Your task:
Exclude all pictures, then copy each of the records exactly as written.

--- Start of Input data ---

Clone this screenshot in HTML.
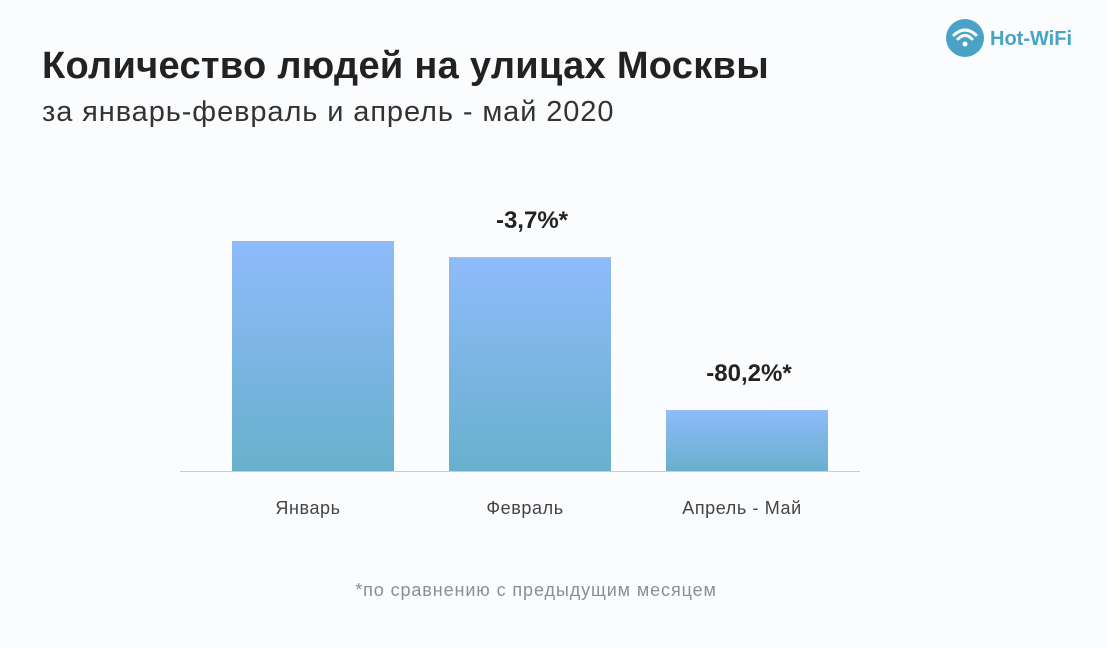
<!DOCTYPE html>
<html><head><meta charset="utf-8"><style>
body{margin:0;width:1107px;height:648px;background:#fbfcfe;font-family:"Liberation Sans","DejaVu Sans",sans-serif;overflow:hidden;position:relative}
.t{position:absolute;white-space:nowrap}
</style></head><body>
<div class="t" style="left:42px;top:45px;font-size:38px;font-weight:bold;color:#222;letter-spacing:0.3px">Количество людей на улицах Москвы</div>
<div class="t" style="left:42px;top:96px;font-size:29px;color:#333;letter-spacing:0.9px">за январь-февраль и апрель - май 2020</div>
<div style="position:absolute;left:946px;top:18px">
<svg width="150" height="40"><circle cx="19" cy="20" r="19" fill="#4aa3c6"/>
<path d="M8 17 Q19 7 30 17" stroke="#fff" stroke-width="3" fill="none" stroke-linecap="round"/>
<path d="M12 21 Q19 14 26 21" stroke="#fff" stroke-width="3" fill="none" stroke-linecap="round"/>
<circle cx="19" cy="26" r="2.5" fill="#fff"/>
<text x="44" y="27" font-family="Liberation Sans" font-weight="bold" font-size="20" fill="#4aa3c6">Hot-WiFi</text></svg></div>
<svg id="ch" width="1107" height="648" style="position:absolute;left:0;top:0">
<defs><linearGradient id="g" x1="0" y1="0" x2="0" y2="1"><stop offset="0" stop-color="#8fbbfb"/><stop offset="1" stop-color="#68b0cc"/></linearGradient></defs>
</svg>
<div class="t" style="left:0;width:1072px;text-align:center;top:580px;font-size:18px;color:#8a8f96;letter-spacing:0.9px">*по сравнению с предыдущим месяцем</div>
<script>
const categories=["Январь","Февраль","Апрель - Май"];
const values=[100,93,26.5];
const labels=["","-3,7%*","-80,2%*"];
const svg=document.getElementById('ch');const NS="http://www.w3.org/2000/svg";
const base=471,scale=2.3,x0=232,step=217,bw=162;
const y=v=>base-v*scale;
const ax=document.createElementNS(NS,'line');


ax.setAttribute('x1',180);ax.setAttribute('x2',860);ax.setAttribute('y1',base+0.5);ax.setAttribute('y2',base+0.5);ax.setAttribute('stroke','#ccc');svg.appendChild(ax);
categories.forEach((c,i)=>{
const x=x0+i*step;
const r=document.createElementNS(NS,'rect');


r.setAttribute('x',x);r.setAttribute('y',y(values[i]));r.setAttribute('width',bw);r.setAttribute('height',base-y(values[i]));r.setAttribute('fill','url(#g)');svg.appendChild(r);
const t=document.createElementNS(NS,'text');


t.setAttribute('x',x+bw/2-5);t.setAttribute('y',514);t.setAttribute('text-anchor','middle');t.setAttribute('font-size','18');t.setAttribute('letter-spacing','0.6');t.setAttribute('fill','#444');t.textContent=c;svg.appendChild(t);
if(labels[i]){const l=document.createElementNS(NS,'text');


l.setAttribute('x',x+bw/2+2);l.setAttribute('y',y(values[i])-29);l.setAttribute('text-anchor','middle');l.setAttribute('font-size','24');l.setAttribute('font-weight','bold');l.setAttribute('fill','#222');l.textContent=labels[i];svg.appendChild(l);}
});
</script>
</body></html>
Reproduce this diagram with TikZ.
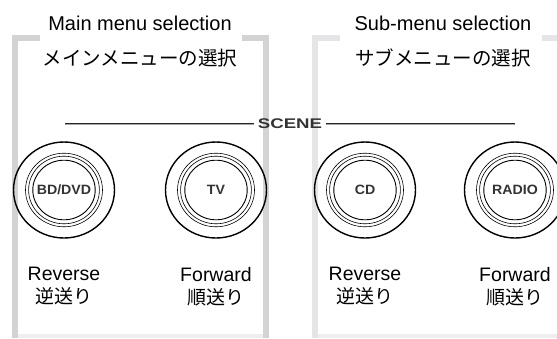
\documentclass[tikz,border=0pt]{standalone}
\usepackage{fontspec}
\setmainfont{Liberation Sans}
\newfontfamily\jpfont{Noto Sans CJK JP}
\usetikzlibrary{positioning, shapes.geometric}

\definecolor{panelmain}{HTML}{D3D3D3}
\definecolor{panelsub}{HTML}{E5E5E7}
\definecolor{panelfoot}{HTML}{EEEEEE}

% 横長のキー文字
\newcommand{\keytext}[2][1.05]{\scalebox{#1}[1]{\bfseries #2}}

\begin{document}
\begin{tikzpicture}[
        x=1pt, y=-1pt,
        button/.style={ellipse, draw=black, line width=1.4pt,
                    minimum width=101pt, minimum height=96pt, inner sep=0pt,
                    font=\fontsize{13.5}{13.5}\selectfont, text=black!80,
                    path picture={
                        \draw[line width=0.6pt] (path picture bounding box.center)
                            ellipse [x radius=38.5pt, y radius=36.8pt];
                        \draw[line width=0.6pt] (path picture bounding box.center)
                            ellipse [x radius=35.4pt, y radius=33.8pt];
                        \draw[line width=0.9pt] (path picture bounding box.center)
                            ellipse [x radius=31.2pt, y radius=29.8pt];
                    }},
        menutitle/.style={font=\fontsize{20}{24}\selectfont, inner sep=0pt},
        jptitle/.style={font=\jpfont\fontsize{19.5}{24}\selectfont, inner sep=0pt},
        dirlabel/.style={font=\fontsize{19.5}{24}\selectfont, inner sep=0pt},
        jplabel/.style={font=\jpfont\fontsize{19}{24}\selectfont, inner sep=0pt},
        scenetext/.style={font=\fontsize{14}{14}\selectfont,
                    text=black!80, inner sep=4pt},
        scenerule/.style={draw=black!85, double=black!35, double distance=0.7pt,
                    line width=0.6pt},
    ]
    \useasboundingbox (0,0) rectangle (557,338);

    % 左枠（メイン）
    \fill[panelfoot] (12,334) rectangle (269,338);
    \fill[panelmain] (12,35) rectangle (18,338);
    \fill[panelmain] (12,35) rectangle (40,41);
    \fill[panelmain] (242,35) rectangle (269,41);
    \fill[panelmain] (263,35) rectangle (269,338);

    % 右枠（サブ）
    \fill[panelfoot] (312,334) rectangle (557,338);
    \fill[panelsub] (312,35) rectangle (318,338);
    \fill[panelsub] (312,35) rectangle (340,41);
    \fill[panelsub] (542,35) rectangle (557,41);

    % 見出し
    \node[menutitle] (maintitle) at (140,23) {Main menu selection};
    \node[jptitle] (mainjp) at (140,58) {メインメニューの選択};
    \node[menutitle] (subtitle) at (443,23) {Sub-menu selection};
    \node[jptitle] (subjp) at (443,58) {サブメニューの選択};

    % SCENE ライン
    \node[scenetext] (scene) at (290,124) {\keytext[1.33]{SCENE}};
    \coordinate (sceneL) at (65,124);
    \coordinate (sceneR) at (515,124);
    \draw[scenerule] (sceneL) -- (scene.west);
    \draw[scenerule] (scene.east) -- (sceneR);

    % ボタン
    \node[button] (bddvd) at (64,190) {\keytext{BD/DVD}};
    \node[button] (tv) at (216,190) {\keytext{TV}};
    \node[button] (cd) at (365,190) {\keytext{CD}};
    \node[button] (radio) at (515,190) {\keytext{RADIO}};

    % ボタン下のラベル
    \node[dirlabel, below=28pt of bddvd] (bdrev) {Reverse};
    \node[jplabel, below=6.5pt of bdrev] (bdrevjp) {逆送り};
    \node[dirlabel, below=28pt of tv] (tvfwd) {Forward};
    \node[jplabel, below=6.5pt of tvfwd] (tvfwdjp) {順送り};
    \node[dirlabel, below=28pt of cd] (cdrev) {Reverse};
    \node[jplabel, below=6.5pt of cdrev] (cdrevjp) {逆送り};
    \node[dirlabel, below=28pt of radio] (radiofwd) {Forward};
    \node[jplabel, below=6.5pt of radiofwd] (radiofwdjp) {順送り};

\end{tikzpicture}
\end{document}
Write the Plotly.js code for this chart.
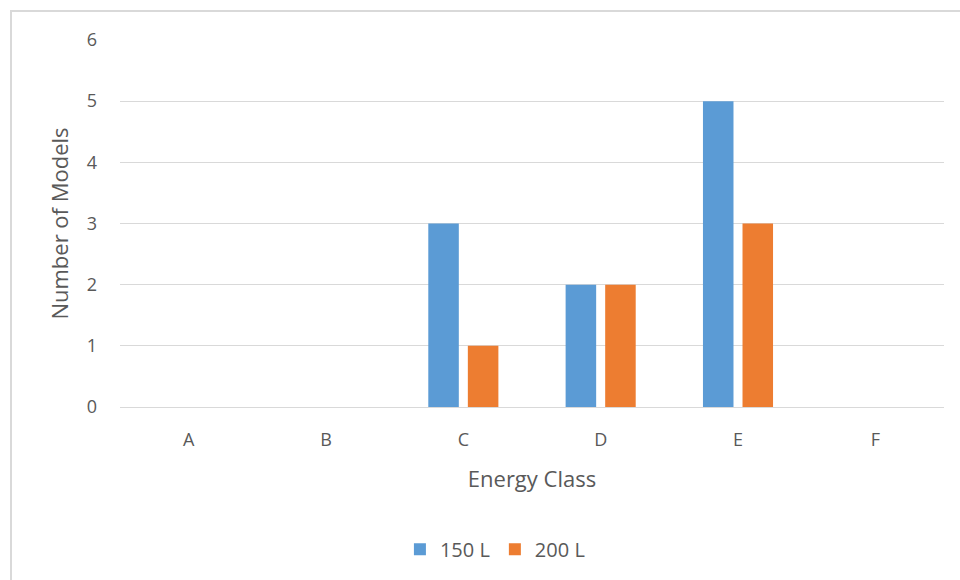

--- End of Input data ---

Written response:
Clone this screenshot in HTML.
<!DOCTYPE html>
<html><head><meta charset="utf-8"><style>
body{margin:0;width:1107px;height:648px;background:#fbfcfe;font-family:"Liberation Sans","DejaVu Sans",sans-serif;overflow:hidden;position:relative}
.t{position:absolute;white-space:nowrap}
</style></head><body>
<div class="t" style="left:42px;top:45px;font-size:38px;font-weight:bold;color:#222;letter-spacing:0.3px">Количество людей на улицах Москвы</div>
<div class="t" style="left:42px;top:96px;font-size:29px;color:#333;letter-spacing:0.9px">за январь-февраль и апрель - май 2020</div>
<div style="position:absolute;left:946px;top:18px">
<svg width="150" height="40"><circle cx="19" cy="20" r="19" fill="#4aa3c6"/>
<path d="M8 17 Q19 7 30 17" stroke="#fff" stroke-width="3" fill="none" stroke-linecap="round"/>
<path d="M12 21 Q19 14 26 21" stroke="#fff" stroke-width="3" fill="none" stroke-linecap="round"/>
<circle cx="19" cy="26" r="2.5" fill="#fff"/>
<text x="44" y="27" font-family="Liberation Sans" font-weight="bold" font-size="20" fill="#4aa3c6">Hot-WiFi</text></svg></div>
<svg id="ch" width="1107" height="648" style="position:absolute;left:0;top:0">
<defs><linearGradient id="g" x1="0" y1="0" x2="0" y2="1"><stop offset="0" stop-color="#8fbbfb"/><stop offset="1" stop-color="#68b0cc"/></linearGradient></defs>
</svg>
<div class="t" style="left:0;width:1072px;text-align:center;top:580px;font-size:18px;color:#8a8f96;letter-spacing:0.9px">*по сравнению с предыдущим месяцем</div>
<script>
const categories=["Январь","Февраль","Апрель - Май"];
const values=[100,93,26.5];
const labels=["","-3,7%*","-80,2%*"];
const svg=document.getElementById('ch');const NS="http://www.w3.org/2000/svg";
const base=471,scale=2.3,x0=232,step=217,bw=162;
const y=v=>base-v*scale;
const ax=document.createElementNS(NS,'line');


ax.setAttribute('x1',180);ax.setAttribute('x2',860);ax.setAttribute('y1',base+0.5);ax.setAttribute('y2',base+0.5);ax.setAttribute('stroke','#ccc');svg.appendChild(ax);
categories.forEach((c,i)=>{
const x=x0+i*step;
const r=document.createElementNS(NS,'rect');


r.setAttribute('x',x);r.setAttribute('y',y(values[i]));r.setAttribute('width',bw);r.setAttribute('height',base-y(values[i]));r.setAttribute('fill','url(#g)');svg.appendChild(r);
const t=document.createElementNS(NS,'text');


t.setAttribute('x',x+bw/2-5);t.setAttribute('y',514);t.setAttribute('text-anchor','middle');t.setAttribute('font-size','18');t.setAttribute('letter-spacing','0.6');t.setAttribute('fill','#444');t.textContent=c;svg.appendChild(t);
if(labels[i]){const l=document.createElementNS(NS,'text');


l.setAttribute('x',x+bw/2+2);l.setAttribute('y',y(values[i])-29);l.setAttribute('text-anchor','middle');l.setAttribute('font-size','24');l.setAttribute('font-weight','bold');l.setAttribute('fill','#222');l.textContent=labels[i];svg.appendChild(l);}
});
</script>
</body></html>
Reproduce this diagram with TikZ.
\documentclass[tikz,border=0pt]{standalone}
\usepackage{fontspec}
\setmainfont{Liberation Sans}
\newfontfamily\jpfont{Noto Sans CJK JP}
\usetikzlibrary{positioning, shapes.geometric}

\definecolor{panelmain}{HTML}{D3D3D3}
\definecolor{panelsub}{HTML}{E5E5E7}
\definecolor{panelfoot}{HTML}{EEEEEE}

% 横長のキー文字
\newcommand{\keytext}[2][1.05]{\scalebox{#1}[1]{\bfseries #2}}

\begin{document}
\begin{tikzpicture}[
        x=1pt, y=-1pt,
        button/.style={ellipse, draw=black, line width=1.4pt,
                    minimum width=101pt, minimum height=96pt, inner sep=0pt,
                    font=\fontsize{13.5}{13.5}\selectfont, text=black!80,
                    path picture={
                        \draw[line width=0.6pt] (path picture bounding box.center)
                            ellipse [x radius=38.5pt, y radius=36.8pt];
                        \draw[line width=0.6pt] (path picture bounding box.center)
                            ellipse [x radius=35.4pt, y radius=33.8pt];
                        \draw[line width=0.9pt] (path picture bounding box.center)
                            ellipse [x radius=31.2pt, y radius=29.8pt];
                    }},
        menutitle/.style={font=\fontsize{20}{24}\selectfont, inner sep=0pt},
        jptitle/.style={font=\jpfont\fontsize{19.5}{24}\selectfont, inner sep=0pt},
        dirlabel/.style={font=\fontsize{19.5}{24}\selectfont, inner sep=0pt},
        jplabel/.style={font=\jpfont\fontsize{19}{24}\selectfont, inner sep=0pt},
        scenetext/.style={font=\fontsize{14}{14}\selectfont,
                    text=black!80, inner sep=4pt},
        scenerule/.style={draw=black!85, double=black!35, double distance=0.7pt,
                    line width=0.6pt},
    ]
    \useasboundingbox (0,0) rectangle (557,338);

    % 左枠（メイン）
    \fill[panelfoot] (12,334) rectangle (269,338);
    \fill[panelmain] (12,35) rectangle (18,338);
    \fill[panelmain] (12,35) rectangle (40,41);
    \fill[panelmain] (242,35) rectangle (269,41);
    \fill[panelmain] (263,35) rectangle (269,338);

    % 右枠（サブ）
    \fill[panelfoot] (312,334) rectangle (557,338);
    \fill[panelsub] (312,35) rectangle (318,338);
    \fill[panelsub] (312,35) rectangle (340,41);
    \fill[panelsub] (542,35) rectangle (557,41);

    % 見出し
    \node[menutitle] (maintitle) at (140,23) {Main menu selection};
    \node[jptitle] (mainjp) at (140,58) {メインメニューの選択};
    \node[menutitle] (subtitle) at (443,23) {Sub-menu selection};
    \node[jptitle] (subjp) at (443,58) {サブメニューの選択};

    % SCENE ライン
    \node[scenetext] (scene) at (290,124) {\keytext[1.33]{SCENE}};
    \coordinate (sceneL) at (65,124);
    \coordinate (sceneR) at (515,124);
    \draw[scenerule] (sceneL) -- (scene.west);
    \draw[scenerule] (scene.east) -- (sceneR);

    % ボタン
    \node[button] (bddvd) at (64,190) {\keytext{BD/DVD}};
    \node[button] (tv) at (216,190) {\keytext{TV}};
    \node[button] (cd) at (365,190) {\keytext{CD}};
    \node[button] (radio) at (515,190) {\keytext{RADIO}};

    % ボタン下のラベル
    \node[dirlabel, below=28pt of bddvd] (bdrev) {Reverse};
    \node[jplabel, below=6.5pt of bdrev] (bdrevjp) {逆送り};
    \node[dirlabel, below=28pt of tv] (tvfwd) {Forward};
    \node[jplabel, below=6.5pt of tvfwd] (tvfwdjp) {順送り};
    \node[dirlabel, below=28pt of cd] (cdrev) {Reverse};
    \node[jplabel, below=6.5pt of cdrev] (cdrevjp) {逆送り};
    \node[dirlabel, below=28pt of radio] (radiofwd) {Forward};
    \node[jplabel, below=6.5pt of radiofwd] (radiofwdjp) {順送り};

\end{tikzpicture}
\end{document}
Write the Plotly.js code for this chart.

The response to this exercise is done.